Nilai Filosofis dan Spiritualitas
Lebih dari sekadar kompetisi kecepatan, Pacu Jalur sarat makna adat dan filosofi. Proses pembuatan perahu dimulai dengan memilih kayu dari hutan yang dilakukan melalui ritual adat. Tokoh kampung memimpin proses ini, memperlihatkan betapa dalamnya nilai spiritual yang terlibat.
Sebelum perlombaan ada ritual "buka jalur", upacara pembersihan dan doa agar perahu dan awaknya dilindungi dari hal-hal buruk. Tokoh adat memimpin prosesi ini, memohon keselamatan dan keberuntungan.
Dalam satu perahu jalur, terdapat berbagai peran penting: komando jalur, juru mudi, tukang gelek (penabuh irama), dan penari jalur, yang biasanya adalah anak-anak. Kehadiran para penari ini diyakini memberi semangat, keharmonisan, dan kekuatan spiritual bagi seluruh tim.
Pacu Jalur di Masa Kini
Festival Pacu Jalur kini menjadi perhelatan budaya tahunan berskala besar.
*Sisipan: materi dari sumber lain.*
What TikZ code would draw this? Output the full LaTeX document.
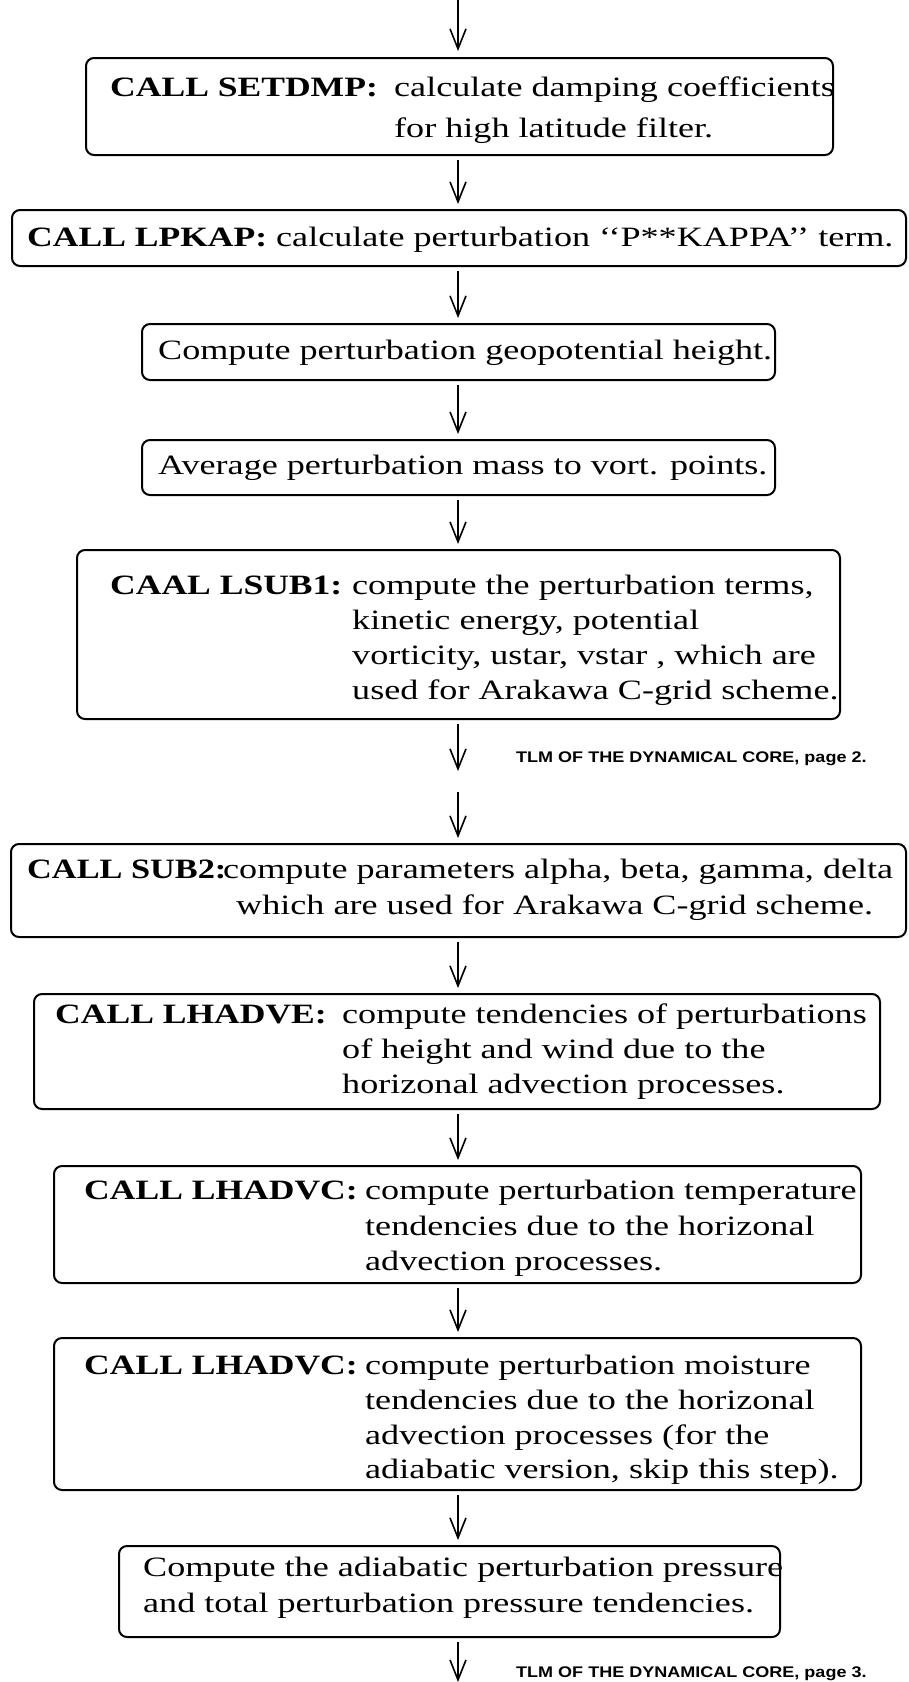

Diselenggarakan di Tepian Narosa, Teluk Kuantan, acara ini diikuti puluhan hingga ratusan tim jalur dari berbagai desa. Sistem perlombaan berlangsung secara gugur dan selalu menarik ribuan penonton setiap tahun.
Menurut Digital Kuansing, perahu jalur bisa mencapai panjang 40 meter dan diisi oleh hingga 60 awak. Jalur dihias dengan ornamen-ornamen mencolok seperti kepala naga, payung kuning, dan umbul-umbul yang menjadi simbol kekuatan dan identitas masing-masing kampung.
Selain perlombaan, festival ini juga menampilkan pertunjukan seni, bazar UMKM lokal, serta panggung budaya. Dalam direktori Budaya Kita Kemendikbud, Pacu Jalur disebut sebagai tradisi yang tidak hanya menghibur, tetapi juga memperkuat peran budaya dalam kehidupan masyarakat.
Dari Tradisi Lokal ke Panggung Global
Pacu Jalur adalah bukti nyata bahwa warisan budaya bisa bertahan dan bahkan berkembang di tengah arus zaman. Dengan semangat kebersamaan, nilai spiritual, dan kekuatan budaya yang tetap dijaga, tradisi ini terus melaju. Bukan hanya di Sungai Kuantan, tapi juga di panggung budaya dunia.